Combining math, computing, and physics

Everyone is probably familiar with classical computers, which receive inputs from users as keys or words/numbers and this is interpreted by the computer by a compiler which turns the inputs into streams of 1s and 0s, called bits, or binary digits. 1 represents the 'on' state of a current and 0 represents 'off'.  Every number and word also has a binary translation. Since the birth of quantum mechanics in physics and its basic principles where particles sometimes behave like waves and sometimes as particles and Schrodinger's wave function equation where a particle has a probability of being found at a number of places but its wave function collapses when it is found has led to the concept of the quantum computer. Quantum computers work not with bits, but with quantum bits, or qubits. These have the values of 1 and 0 simultaneously i.e a superposition of both. Until the qubit is analysed, it has a certain probability of being 1 or 0. Qubytes also contain every number from 1 to 256 all at once whereas classical bits contain only one number. This gives quantum computers to store a exponentially larger amount of information, analyse and solve many errors together, and so on. A mathematician, Deutsch, said that QCs were 10 to the 500th times more powerful than classical PCs. The correct interpretation of quantum mechanics states that there an infinite number of parallel universes where everything which doesn't happen in our universe happens there.

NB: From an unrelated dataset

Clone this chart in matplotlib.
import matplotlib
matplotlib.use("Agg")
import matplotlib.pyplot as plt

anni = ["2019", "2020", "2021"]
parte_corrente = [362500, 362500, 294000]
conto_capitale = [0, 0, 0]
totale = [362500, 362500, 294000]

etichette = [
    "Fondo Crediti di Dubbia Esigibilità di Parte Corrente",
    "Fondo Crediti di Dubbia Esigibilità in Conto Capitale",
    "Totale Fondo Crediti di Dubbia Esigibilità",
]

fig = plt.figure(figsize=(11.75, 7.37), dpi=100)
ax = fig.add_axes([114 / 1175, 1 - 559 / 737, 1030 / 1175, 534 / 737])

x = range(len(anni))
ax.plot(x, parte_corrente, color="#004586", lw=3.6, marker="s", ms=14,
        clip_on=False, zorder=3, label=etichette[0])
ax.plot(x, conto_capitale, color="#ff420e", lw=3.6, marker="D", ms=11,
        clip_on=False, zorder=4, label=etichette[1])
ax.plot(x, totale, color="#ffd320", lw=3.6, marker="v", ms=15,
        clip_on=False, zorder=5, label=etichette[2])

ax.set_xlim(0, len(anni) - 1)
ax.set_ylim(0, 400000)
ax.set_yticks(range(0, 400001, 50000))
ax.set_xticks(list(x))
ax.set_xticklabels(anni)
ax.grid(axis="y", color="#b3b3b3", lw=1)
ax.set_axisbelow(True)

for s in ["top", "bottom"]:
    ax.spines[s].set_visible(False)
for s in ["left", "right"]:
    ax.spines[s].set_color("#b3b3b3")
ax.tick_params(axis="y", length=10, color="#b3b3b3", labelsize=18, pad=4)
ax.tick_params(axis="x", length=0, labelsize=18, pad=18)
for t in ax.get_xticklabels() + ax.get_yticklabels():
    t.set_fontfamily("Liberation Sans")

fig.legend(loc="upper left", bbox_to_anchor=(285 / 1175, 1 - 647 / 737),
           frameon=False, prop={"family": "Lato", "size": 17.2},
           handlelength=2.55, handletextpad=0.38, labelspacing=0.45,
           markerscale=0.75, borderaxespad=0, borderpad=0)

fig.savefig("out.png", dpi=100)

If Deutsch is right, QCs could perform these operations in parallel universes. Proof of the above is as follows. Particles, and only certain ones, can be used as qubits, like electrons. There are 10 to the 80th power particles approx, in our universe. This doesn't compare with the computing power of a QC.  Hence, they have to store data in parallel universes. Other advancements in computation speed include Shor's algorithm mainly used to factorize large numbers quickly, which has contributed to the field of Cryptography a lot. QCs sound like the stuff of legends, but IBM has already taken the first step in making a quantum computer circuit. Hope they succeed.